The University of Maryland (UMD) research team - consisting of Chunsheng Wang, a professor of Chemical and Biomolecular Engineering (ChBE); Howard Wang, a visiting research professor of Materials Science and Engineering (MSE) and Nancy Dudney of Oak Ridge National Laboratory - discovered that high electronic conductivity of solid electrolytes is the root cause of dendrite formation in solid-state batteries. If the electronic conductivity can be reduced, dendrites are less likely to form, boosting the battery’s longevity. The results of their study were published in Nature Energy on January 14, 2019. Fudong Han – a ChBE post-doctoral associate – served as the paper’s first author.
“Using a unique and powerful technique called in-situ neutron depth profiling (performed at beam line NG5 of the NIST Center for Neutron Research), we can directly see the formation of dendrites inside the solid electrolytes,” said Han.
Conventional wisdom indicates that dendrites gradually grow from one side of a battery to the other, but the Wang Group found that dendrites start to grow inside the bulk solid electrolyte, due to the fact that sulfide and oxide electrolytes have a much higher electronic conductivity than those of liquid electrolytes and LiPON.
Dendrites are essentially made of lithium metal, which is formed by the combination of lithium-ions and electrons. One of the main functions of a solid electrolyte is to conduct lithium ions - tremendous effort is being made to improve the ionic conductivity of this material - but the electronic conductivity of SEs has never been considered an issue until now.

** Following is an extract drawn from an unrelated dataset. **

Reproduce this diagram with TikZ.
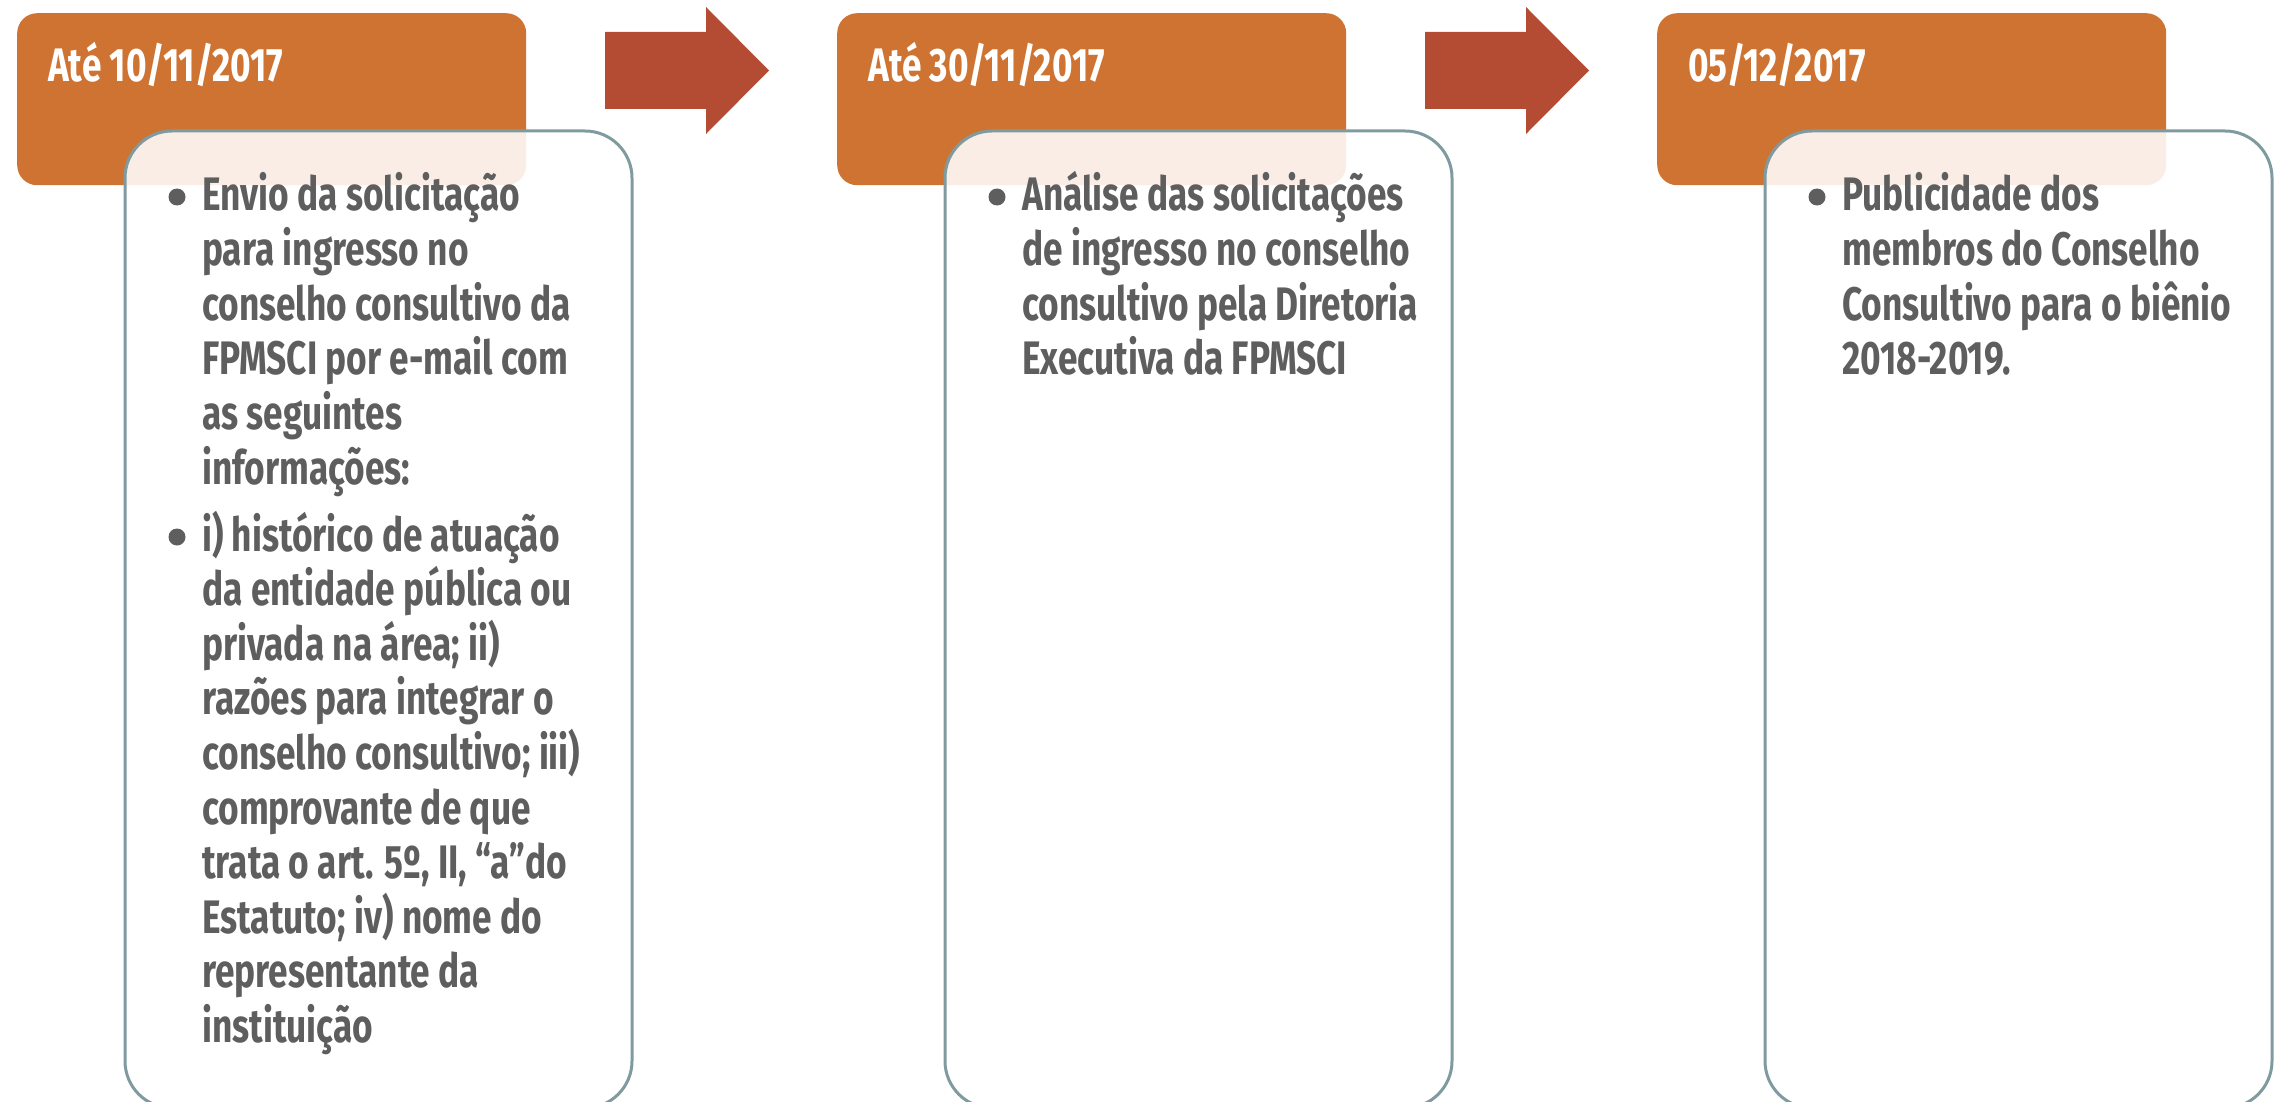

“Solid electrolytes are lithium-ion conductors – rich in lithium-ions – so the direct formation of dendrites inside SEs indicates that there are also free electrons inside the electrolyte," said Han. "The high electronic conductivity lowers the potential inside the SEs - when the potential is lower than a critical value, dendrites begin to form."
“Future research should focus on developing methods to reduce the electronic conductivity while simultaneously increasing, or at least, maintaining, the ionic conductivity of SEs,” said Chunsheng Wang.
The results will aid in the development of safe, high-performance solid-state batteries, which can be utilized for clean energy storage in portable electronic devices (e.g., mobile phones and laptops) and electric vehicles.
This work is supported by Army Research Office, NSF, DOE and NIST.
For additional information:
Han, F., Westover, A.S., Yue, J., Fan, X., Wang, F., Chi, M., Leonard, D.N., Dudney, N.J., Wang, H., and Wang, C. (2019). “High electronic conductivity as the origin of lithium dendrite formation within solid electrolytes.” Nature Energy, DOI: 10.1038/s41560-018-0312-z.